Riservando a successivi interventi una puntuale disamina tecnica dei singoli referendum, in attesa delle motivazioni che hanno condotto la Corte Costituzionale alla dichiarazione di ammissibilità dei  quesiti referendari,  una prima necessaria riflessione riguarda l’inadeguatezza dello strumento referendario, esclusivamente abrogativo, utilizzato per affrontare questioni particolarmente complesse con un semplice “SI” o “NO”, e per di più, sull’onda emotiva di vicende davvero poco edificanti.

E’ evidente che, per quando chirurgica sia l’operazione, non si può escludere il rischio di rendere il sistema incoerente una volta tolta anche una sola parola dal testo di una legge.

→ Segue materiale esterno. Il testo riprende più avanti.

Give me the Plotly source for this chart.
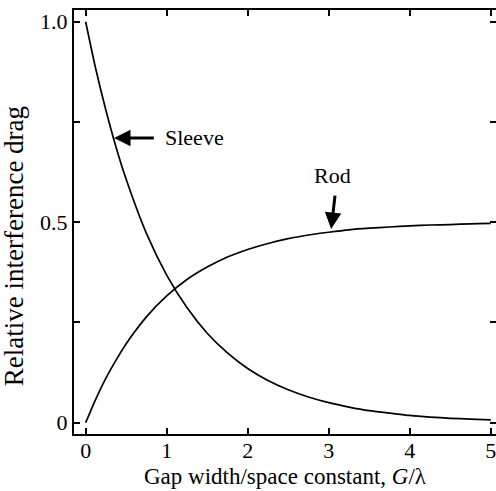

Si renderà così necessario l’intervento riparatore del Parlamento. Ma , se si deve ritornare in Parlamento, perché sprecare energie e risorse in altre attività ?  Tanto più che, a volte, riparare non significa costruire a nuovo; riparare, spesso, è voce del verbo rattoppare.

Il Consiglio dei Ministri ha approvato all’unanimità un’ampia riforma della giustizia che ora è all’esame del Parlamento. Con quale coerenza coloro che svolgono importanti ruoli governativi hanno prima approvato un determinato assetto che CSM e del sistema di autogoverno della magistratura ed ora si rivolgono al “popolo sovrano” per abrogare norme che se anche avesse l’effetto di separare le carriere lascerebbe invariato l’unico organo di autogoverno  dei giudici e dei pubblici  ministeri ? Di sovrano ci sarebbe solo la confusione !

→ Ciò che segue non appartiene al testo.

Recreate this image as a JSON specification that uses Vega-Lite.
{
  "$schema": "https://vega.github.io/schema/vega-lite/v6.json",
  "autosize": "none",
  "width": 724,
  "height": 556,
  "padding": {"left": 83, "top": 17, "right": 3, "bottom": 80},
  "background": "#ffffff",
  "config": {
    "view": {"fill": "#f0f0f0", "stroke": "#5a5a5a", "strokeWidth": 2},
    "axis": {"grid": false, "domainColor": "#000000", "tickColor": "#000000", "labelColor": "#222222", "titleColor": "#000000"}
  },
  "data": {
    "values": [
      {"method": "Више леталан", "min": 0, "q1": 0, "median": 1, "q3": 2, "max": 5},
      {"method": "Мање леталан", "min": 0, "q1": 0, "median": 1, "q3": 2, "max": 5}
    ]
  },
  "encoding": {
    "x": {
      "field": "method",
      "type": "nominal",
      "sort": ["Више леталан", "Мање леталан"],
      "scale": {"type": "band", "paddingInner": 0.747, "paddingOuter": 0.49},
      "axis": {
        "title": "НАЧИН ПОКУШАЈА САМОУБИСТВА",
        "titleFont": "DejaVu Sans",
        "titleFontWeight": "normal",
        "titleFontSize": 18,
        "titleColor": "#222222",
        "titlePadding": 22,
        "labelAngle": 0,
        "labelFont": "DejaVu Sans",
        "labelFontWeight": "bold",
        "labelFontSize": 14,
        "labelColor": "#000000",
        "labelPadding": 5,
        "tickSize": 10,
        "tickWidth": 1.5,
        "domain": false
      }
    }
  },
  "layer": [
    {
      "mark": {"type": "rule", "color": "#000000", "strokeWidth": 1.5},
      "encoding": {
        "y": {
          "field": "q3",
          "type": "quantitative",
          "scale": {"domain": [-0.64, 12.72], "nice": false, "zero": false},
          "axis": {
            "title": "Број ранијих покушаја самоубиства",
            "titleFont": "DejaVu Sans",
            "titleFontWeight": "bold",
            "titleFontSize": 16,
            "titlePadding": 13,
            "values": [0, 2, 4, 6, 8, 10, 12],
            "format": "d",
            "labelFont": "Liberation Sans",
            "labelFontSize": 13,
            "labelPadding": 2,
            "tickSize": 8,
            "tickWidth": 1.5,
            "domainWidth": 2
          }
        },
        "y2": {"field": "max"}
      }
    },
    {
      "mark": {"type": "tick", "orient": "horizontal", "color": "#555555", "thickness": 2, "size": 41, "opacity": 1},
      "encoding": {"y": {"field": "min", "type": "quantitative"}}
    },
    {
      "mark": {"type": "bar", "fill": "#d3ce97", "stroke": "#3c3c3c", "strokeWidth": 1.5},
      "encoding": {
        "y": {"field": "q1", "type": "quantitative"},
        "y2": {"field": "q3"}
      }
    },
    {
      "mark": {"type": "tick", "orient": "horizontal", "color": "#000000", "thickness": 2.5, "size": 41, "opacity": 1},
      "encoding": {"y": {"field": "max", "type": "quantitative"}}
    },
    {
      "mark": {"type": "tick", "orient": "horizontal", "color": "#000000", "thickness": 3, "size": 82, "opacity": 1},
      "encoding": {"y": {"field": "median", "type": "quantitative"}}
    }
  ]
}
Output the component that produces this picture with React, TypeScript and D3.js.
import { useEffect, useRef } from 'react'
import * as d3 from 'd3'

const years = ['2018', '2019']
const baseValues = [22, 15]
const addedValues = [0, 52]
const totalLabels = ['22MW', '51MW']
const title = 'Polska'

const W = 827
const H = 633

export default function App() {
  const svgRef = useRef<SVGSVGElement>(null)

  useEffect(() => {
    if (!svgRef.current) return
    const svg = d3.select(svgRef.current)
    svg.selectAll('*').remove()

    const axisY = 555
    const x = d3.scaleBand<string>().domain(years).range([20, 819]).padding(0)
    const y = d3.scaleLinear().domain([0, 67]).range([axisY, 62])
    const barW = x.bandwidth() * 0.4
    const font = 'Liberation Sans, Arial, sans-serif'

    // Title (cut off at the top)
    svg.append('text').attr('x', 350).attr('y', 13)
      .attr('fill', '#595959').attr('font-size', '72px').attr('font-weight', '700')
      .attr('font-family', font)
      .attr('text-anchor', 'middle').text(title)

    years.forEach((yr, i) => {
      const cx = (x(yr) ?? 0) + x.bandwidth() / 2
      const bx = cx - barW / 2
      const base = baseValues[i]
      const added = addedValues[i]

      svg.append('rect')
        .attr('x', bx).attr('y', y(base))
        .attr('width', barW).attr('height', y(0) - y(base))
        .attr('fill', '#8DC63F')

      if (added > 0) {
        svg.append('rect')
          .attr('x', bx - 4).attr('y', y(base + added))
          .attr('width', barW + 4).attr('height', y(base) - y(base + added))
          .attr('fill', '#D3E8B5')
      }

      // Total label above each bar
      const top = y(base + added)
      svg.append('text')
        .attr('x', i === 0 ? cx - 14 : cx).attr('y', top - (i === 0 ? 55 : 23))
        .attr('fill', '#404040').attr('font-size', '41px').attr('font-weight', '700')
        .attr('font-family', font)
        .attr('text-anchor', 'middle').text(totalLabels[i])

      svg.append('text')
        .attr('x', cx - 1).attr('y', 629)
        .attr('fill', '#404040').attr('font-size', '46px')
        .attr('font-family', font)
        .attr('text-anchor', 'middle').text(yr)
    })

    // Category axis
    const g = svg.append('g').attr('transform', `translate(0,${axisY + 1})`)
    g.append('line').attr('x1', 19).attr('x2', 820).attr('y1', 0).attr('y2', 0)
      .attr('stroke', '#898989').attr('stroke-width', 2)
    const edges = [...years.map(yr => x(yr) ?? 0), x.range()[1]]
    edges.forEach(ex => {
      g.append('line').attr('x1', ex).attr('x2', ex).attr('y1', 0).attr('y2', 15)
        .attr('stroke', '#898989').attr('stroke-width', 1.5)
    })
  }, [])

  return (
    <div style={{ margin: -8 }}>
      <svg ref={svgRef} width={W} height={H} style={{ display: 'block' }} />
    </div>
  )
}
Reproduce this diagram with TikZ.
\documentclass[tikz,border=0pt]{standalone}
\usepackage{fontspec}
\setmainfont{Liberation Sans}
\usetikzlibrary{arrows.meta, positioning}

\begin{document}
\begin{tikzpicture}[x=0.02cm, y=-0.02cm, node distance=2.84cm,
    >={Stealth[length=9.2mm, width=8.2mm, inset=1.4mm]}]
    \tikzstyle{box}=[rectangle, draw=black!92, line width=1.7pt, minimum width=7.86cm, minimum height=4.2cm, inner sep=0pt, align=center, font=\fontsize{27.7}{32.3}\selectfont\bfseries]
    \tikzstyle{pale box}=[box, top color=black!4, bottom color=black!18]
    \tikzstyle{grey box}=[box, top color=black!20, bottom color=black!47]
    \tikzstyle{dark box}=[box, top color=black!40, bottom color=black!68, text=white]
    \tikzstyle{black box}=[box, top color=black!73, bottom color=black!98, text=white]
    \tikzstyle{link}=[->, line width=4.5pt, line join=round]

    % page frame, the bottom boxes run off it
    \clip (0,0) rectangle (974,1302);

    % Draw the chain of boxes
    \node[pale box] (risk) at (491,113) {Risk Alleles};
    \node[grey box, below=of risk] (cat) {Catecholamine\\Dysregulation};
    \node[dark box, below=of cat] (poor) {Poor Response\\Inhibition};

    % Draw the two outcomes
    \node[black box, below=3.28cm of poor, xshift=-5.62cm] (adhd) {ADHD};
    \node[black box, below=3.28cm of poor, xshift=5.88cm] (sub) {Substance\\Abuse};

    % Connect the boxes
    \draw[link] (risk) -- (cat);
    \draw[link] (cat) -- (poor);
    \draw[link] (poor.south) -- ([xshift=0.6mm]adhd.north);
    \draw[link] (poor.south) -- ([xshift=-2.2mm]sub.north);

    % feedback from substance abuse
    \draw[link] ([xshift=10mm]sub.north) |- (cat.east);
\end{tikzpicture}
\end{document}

Se può essere condivisibile la scelta di limitare i passaggi da un ruolo all’altro ( come abbiamo già argomentato nel precedente intervento del 12 febbraio u.s.), una rigida separazione avrebbe l’effetto di destrutturare gran parte del modello costituzionale sull’ordinamento professionale della magistratura , sul CSM e sulla obbligatorietà dell’azione penale, e ciò anche in un quadro istituzionale europeo  che pone l’indipendenza e l’autonomia della magistratura tra i principi fondamentali. Principi, peraltro, su cui si fonda anche il regolamento (UE) 2017/1939 istitutivo dell’ufficio del pubblico ministero europeo a cui dovrà adeguarsi la normativa nazionale.

Infine il quesito sulla custodia cautelare. Ciò che rende  perplessi è ascoltare taluni leader di partito invocare il carcere per determinate categorie di persone ( anzi a “marcire” in carcere) , salvo poi chiedere per via referendaria, in nome della sacrosanta libertà personale, la totale abolizione di una norma che vuole tenere cautelarmente custodito chi è  indiziato di un grave reato.